- [PROBLEM STATEMENT]:
All lines below must be repeated exactly, with the pictures omitted.

- [RECORDS TO PROCESS]:
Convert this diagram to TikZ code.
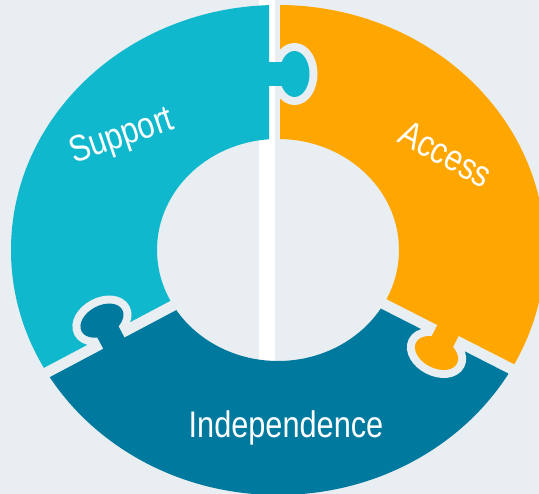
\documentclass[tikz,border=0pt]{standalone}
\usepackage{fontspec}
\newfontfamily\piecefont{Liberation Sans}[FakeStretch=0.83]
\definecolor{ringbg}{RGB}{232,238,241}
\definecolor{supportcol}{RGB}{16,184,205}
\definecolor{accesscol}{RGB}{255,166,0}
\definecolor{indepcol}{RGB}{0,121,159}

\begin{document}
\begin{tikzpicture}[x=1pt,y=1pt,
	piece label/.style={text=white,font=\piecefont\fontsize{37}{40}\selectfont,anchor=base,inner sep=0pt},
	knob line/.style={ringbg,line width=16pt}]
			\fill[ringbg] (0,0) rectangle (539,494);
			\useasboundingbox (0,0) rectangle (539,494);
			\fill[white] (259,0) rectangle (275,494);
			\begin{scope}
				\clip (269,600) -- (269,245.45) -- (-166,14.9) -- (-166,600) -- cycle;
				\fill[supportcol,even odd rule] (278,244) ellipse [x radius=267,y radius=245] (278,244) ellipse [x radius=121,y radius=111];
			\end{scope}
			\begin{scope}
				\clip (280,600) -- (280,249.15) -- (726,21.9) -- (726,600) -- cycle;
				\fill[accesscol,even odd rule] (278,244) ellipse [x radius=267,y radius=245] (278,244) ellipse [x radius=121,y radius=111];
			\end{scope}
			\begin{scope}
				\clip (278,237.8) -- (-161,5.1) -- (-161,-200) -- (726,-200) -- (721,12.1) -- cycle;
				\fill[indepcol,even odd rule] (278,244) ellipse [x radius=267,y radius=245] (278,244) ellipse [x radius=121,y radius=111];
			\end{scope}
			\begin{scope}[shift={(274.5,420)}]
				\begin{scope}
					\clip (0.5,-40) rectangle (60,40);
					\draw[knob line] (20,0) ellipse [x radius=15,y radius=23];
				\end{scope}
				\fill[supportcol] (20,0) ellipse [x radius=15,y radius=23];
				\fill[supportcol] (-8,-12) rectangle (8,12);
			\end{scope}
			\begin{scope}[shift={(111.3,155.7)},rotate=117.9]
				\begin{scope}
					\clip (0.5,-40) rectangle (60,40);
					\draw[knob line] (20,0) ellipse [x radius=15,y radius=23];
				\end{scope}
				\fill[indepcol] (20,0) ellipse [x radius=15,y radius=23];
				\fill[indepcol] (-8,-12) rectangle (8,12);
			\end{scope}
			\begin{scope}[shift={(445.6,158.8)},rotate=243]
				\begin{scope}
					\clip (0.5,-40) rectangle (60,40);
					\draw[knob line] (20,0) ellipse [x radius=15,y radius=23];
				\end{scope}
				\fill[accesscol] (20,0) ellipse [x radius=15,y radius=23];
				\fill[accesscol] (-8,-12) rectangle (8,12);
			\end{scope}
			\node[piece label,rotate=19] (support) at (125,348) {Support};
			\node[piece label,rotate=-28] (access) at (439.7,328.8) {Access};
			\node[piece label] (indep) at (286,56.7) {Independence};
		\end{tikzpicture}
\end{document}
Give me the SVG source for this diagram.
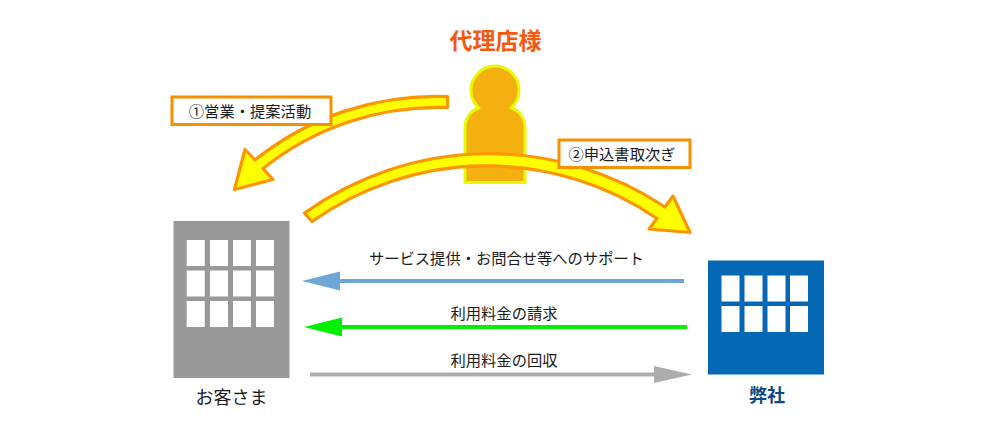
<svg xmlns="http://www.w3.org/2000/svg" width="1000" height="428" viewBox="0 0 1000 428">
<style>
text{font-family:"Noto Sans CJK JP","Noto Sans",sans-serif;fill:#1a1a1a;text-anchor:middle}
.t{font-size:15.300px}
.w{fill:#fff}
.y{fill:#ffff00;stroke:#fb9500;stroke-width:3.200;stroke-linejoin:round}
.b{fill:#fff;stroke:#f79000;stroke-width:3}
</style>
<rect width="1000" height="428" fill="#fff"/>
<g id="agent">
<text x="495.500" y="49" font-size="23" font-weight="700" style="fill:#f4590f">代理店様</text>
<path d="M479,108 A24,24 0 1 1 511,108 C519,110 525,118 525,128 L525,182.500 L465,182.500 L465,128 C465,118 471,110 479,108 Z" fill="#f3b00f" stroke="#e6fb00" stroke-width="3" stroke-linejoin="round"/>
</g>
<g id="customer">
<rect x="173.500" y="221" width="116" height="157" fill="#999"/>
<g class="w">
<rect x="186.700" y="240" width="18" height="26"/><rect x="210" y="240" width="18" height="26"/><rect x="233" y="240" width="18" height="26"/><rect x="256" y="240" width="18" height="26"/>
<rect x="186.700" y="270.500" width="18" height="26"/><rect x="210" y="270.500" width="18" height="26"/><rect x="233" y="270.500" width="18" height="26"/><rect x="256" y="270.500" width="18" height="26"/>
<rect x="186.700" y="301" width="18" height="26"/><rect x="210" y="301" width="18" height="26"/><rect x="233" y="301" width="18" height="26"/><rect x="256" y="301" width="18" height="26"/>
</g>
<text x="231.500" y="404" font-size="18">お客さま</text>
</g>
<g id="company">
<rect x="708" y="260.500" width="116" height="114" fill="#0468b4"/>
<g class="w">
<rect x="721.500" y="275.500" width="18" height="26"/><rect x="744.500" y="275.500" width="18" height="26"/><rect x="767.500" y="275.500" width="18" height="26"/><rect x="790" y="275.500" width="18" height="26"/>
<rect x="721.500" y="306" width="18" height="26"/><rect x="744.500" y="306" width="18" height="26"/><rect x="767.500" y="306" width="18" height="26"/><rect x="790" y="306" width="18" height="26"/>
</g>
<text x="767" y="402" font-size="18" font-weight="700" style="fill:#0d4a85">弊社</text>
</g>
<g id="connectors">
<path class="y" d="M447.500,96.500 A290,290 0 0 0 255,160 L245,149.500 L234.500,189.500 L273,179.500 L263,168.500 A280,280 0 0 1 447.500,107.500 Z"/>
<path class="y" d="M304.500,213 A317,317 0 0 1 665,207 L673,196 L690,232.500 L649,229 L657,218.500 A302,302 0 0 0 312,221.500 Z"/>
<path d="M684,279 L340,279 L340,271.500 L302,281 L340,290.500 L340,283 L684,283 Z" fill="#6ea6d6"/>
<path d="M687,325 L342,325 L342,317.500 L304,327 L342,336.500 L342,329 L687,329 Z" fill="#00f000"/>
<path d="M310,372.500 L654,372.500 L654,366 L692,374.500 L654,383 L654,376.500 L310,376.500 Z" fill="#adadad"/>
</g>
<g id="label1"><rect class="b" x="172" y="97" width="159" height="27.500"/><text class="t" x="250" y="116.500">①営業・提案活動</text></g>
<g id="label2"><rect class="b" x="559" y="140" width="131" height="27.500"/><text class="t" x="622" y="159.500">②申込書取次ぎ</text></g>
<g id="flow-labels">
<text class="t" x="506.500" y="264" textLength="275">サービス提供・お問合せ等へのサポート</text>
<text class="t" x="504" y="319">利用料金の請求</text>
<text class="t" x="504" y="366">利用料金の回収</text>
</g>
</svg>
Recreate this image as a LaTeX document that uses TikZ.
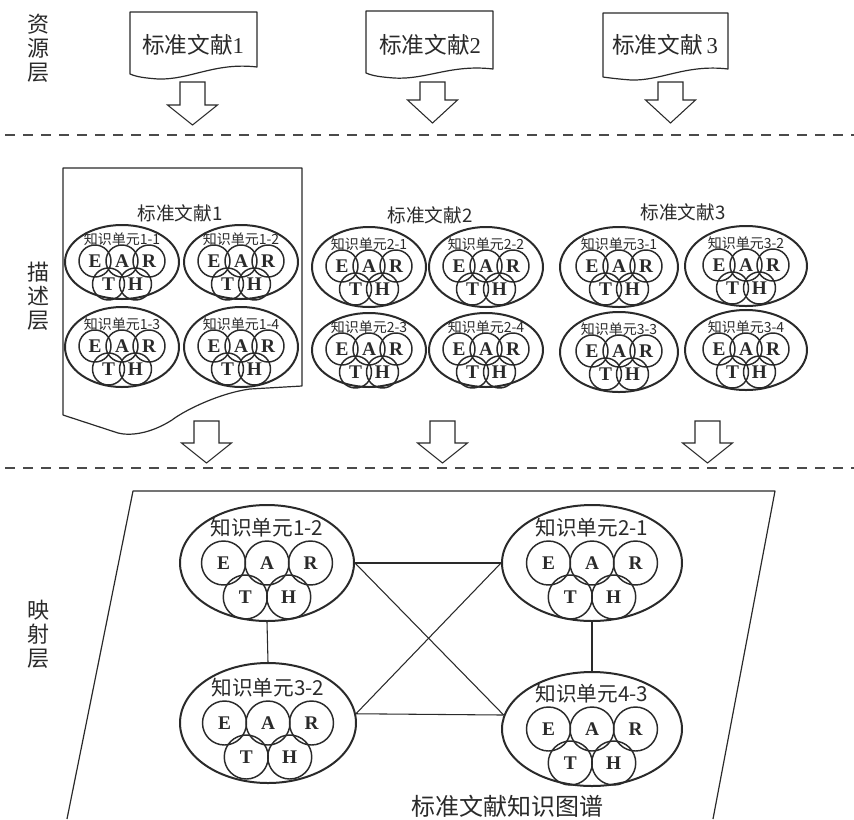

- [WRITTEN SOLUTION]:
Convert this diagram to TikZ code.
\documentclass[tikz,border=0pt]{standalone}
\usepackage{fontspec}
\newfontfamily\piecefont{Liberation Sans}[FakeStretch=0.83]
\definecolor{ringbg}{RGB}{232,238,241}
\definecolor{supportcol}{RGB}{16,184,205}
\definecolor{accesscol}{RGB}{255,166,0}
\definecolor{indepcol}{RGB}{0,121,159}

\begin{document}
\begin{tikzpicture}[x=1pt,y=1pt,
	piece label/.style={text=white,font=\piecefont\fontsize{37}{40}\selectfont,anchor=base,inner sep=0pt},
	knob line/.style={ringbg,line width=16pt}]
			\fill[ringbg] (0,0) rectangle (539,494);
			\useasboundingbox (0,0) rectangle (539,494);
			\fill[white] (259,0) rectangle (275,494);
			\begin{scope}
				\clip (269,600) -- (269,245.45) -- (-166,14.9) -- (-166,600) -- cycle;
				\fill[supportcol,even odd rule] (278,244) ellipse [x radius=267,y radius=245] (278,244) ellipse [x radius=121,y radius=111];
			\end{scope}
			\begin{scope}
				\clip (280,600) -- (280,249.15) -- (726,21.9) -- (726,600) -- cycle;
				\fill[accesscol,even odd rule] (278,244) ellipse [x radius=267,y radius=245] (278,244) ellipse [x radius=121,y radius=111];
			\end{scope}
			\begin{scope}
				\clip (278,237.8) -- (-161,5.1) -- (-161,-200) -- (726,-200) -- (721,12.1) -- cycle;
				\fill[indepcol,even odd rule] (278,244) ellipse [x radius=267,y radius=245] (278,244) ellipse [x radius=121,y radius=111];
			\end{scope}
			\begin{scope}[shift={(274.5,420)}]
				\begin{scope}
					\clip (0.5,-40) rectangle (60,40);
					\draw[knob line] (20,0) ellipse [x radius=15,y radius=23];
				\end{scope}
				\fill[supportcol] (20,0) ellipse [x radius=15,y radius=23];
				\fill[supportcol] (-8,-12) rectangle (8,12);
			\end{scope}
			\begin{scope}[shift={(111.3,155.7)},rotate=117.9]
				\begin{scope}
					\clip (0.5,-40) rectangle (60,40);
					\draw[knob line] (20,0) ellipse [x radius=15,y radius=23];
				\end{scope}
				\fill[indepcol] (20,0) ellipse [x radius=15,y radius=23];
				\fill[indepcol] (-8,-12) rectangle (8,12);
			\end{scope}
			\begin{scope}[shift={(445.6,158.8)},rotate=243]
				\begin{scope}
					\clip (0.5,-40) rectangle (60,40);
					\draw[knob line] (20,0) ellipse [x radius=15,y radius=23];
				\end{scope}
				\fill[accesscol] (20,0) ellipse [x radius=15,y radius=23];
				\fill[accesscol] (-8,-12) rectangle (8,12);
			\end{scope}
			\node[piece label,rotate=19] (support) at (125,348) {Support};
			\node[piece label,rotate=-28] (access) at (439.7,328.8) {Access};
			\node[piece label] (indep) at (286,56.7) {Independence};
		\end{tikzpicture}
\end{document}
Give me the SVG source for this diagram.
<svg xmlns="http://www.w3.org/2000/svg" width="1000" height="428" viewBox="0 0 1000 428">
<style>
text{font-family:"Noto Sans CJK JP","Noto Sans",sans-serif;fill:#1a1a1a;text-anchor:middle}
.t{font-size:15.300px}
.w{fill:#fff}
.y{fill:#ffff00;stroke:#fb9500;stroke-width:3.200;stroke-linejoin:round}
.b{fill:#fff;stroke:#f79000;stroke-width:3}
</style>
<rect width="1000" height="428" fill="#fff"/>
<g id="agent">
<text x="495.500" y="49" font-size="23" font-weight="700" style="fill:#f4590f">代理店様</text>
<path d="M479,108 A24,24 0 1 1 511,108 C519,110 525,118 525,128 L525,182.500 L465,182.500 L465,128 C465,118 471,110 479,108 Z" fill="#f3b00f" stroke="#e6fb00" stroke-width="3" stroke-linejoin="round"/>
</g>
<g id="customer">
<rect x="173.500" y="221" width="116" height="157" fill="#999"/>
<g class="w">
<rect x="186.700" y="240" width="18" height="26"/><rect x="210" y="240" width="18" height="26"/><rect x="233" y="240" width="18" height="26"/><rect x="256" y="240" width="18" height="26"/>
<rect x="186.700" y="270.500" width="18" height="26"/><rect x="210" y="270.500" width="18" height="26"/><rect x="233" y="270.500" width="18" height="26"/><rect x="256" y="270.500" width="18" height="26"/>
<rect x="186.700" y="301" width="18" height="26"/><rect x="210" y="301" width="18" height="26"/><rect x="233" y="301" width="18" height="26"/><rect x="256" y="301" width="18" height="26"/>
</g>
<text x="231.500" y="404" font-size="18">お客さま</text>
</g>
<g id="company">
<rect x="708" y="260.500" width="116" height="114" fill="#0468b4"/>
<g class="w">
<rect x="721.500" y="275.500" width="18" height="26"/><rect x="744.500" y="275.500" width="18" height="26"/><rect x="767.500" y="275.500" width="18" height="26"/><rect x="790" y="275.500" width="18" height="26"/>
<rect x="721.500" y="306" width="18" height="26"/><rect x="744.500" y="306" width="18" height="26"/><rect x="767.500" y="306" width="18" height="26"/><rect x="790" y="306" width="18" height="26"/>
</g>
<text x="767" y="402" font-size="18" font-weight="700" style="fill:#0d4a85">弊社</text>
</g>
<g id="connectors">
<path class="y" d="M447.500,96.500 A290,290 0 0 0 255,160 L245,149.500 L234.500,189.500 L273,179.500 L263,168.500 A280,280 0 0 1 447.500,107.500 Z"/>
<path class="y" d="M304.500,213 A317,317 0 0 1 665,207 L673,196 L690,232.500 L649,229 L657,218.500 A302,302 0 0 0 312,221.500 Z"/>
<path d="M684,279 L340,279 L340,271.500 L302,281 L340,290.500 L340,283 L684,283 Z" fill="#6ea6d6"/>
<path d="M687,325 L342,325 L342,317.500 L304,327 L342,336.500 L342,329 L687,329 Z" fill="#00f000"/>
<path d="M310,372.500 L654,372.500 L654,366 L692,374.500 L654,383 L654,376.500 L310,376.500 Z" fill="#adadad"/>
</g>
<g id="label1"><rect class="b" x="172" y="97" width="159" height="27.500"/><text class="t" x="250" y="116.500">①営業・提案活動</text></g>
<g id="label2"><rect class="b" x="559" y="140" width="131" height="27.500"/><text class="t" x="622" y="159.500">②申込書取次ぎ</text></g>
<g id="flow-labels">
<text class="t" x="506.500" y="264" textLength="275">サービス提供・お問合せ等へのサポート</text>
<text class="t" x="504" y="319">利用料金の請求</text>
<text class="t" x="504" y="366">利用料金の回収</text>
</g>
</svg>
Recreate this image as a LaTeX document that uses TikZ.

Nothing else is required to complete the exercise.